Maybe it’s that fabled Midwestern work ethic fueling the 38 tracks on “Thug Mentality 1999” (Relativity), the double-album solo debut by Cleveland’s Krayzie Bone. A member of the rap group Bone Thugs-N-Harmony, Krayzie Bone has a rapid sing/talk style that allows him to cram more lyrics into one song than some rappers include on a whole album. Yet the beauty of Bone’s delivery is that it sounds so effortless, despite the obvious toil behind it. Unlike the hurried gasping-for-air machismo of rappers such as DMX, Busta Rhymes and Mystikal, Krayzie Bone’s melodic singsong rhymes have an eerie, otherworldly quality suggestive of haunting inner voices and Shakespearean apparitions.
This works to chilling effect on “Look at You Now,” a dramatic interlude depicting a heinous crime while Bone chants ominously in the background, “Just take a look at yourself/ You don’t even know where you’re going to, do ya?” But ultimately, Bone is less a judge of the thug life than a guide through it. He is as compelling when he’s spinning morality tales as when he’s rapping, “Let the slugs bust,” on “Shoot the Club Up.”

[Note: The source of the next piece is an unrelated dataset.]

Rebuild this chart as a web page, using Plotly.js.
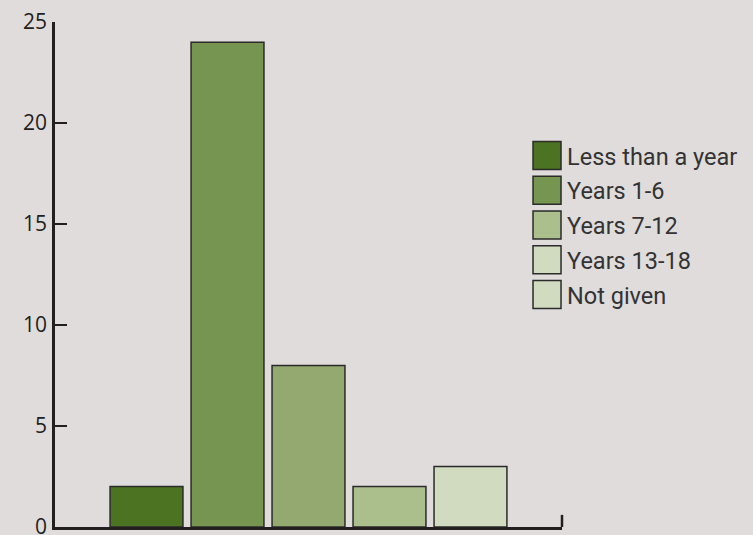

The musical tracks on the album match Bone’s somber tone with slow throbbing bass sounds, molasses-thick keyboards and surprisingly hip-hop-worthy samples from such quirky ’70s fare as “Sara Smile” by Hall & Oates and the theme from “The Young and the Restless.” The album also contains more cameos than a thrift shop showcase, with appearances by Fat Joe, Big Punisher, Snoop Dogg and Mariah Carey, among others. But, regrettably, these frequent guest spots only make an overlong album seem even longer.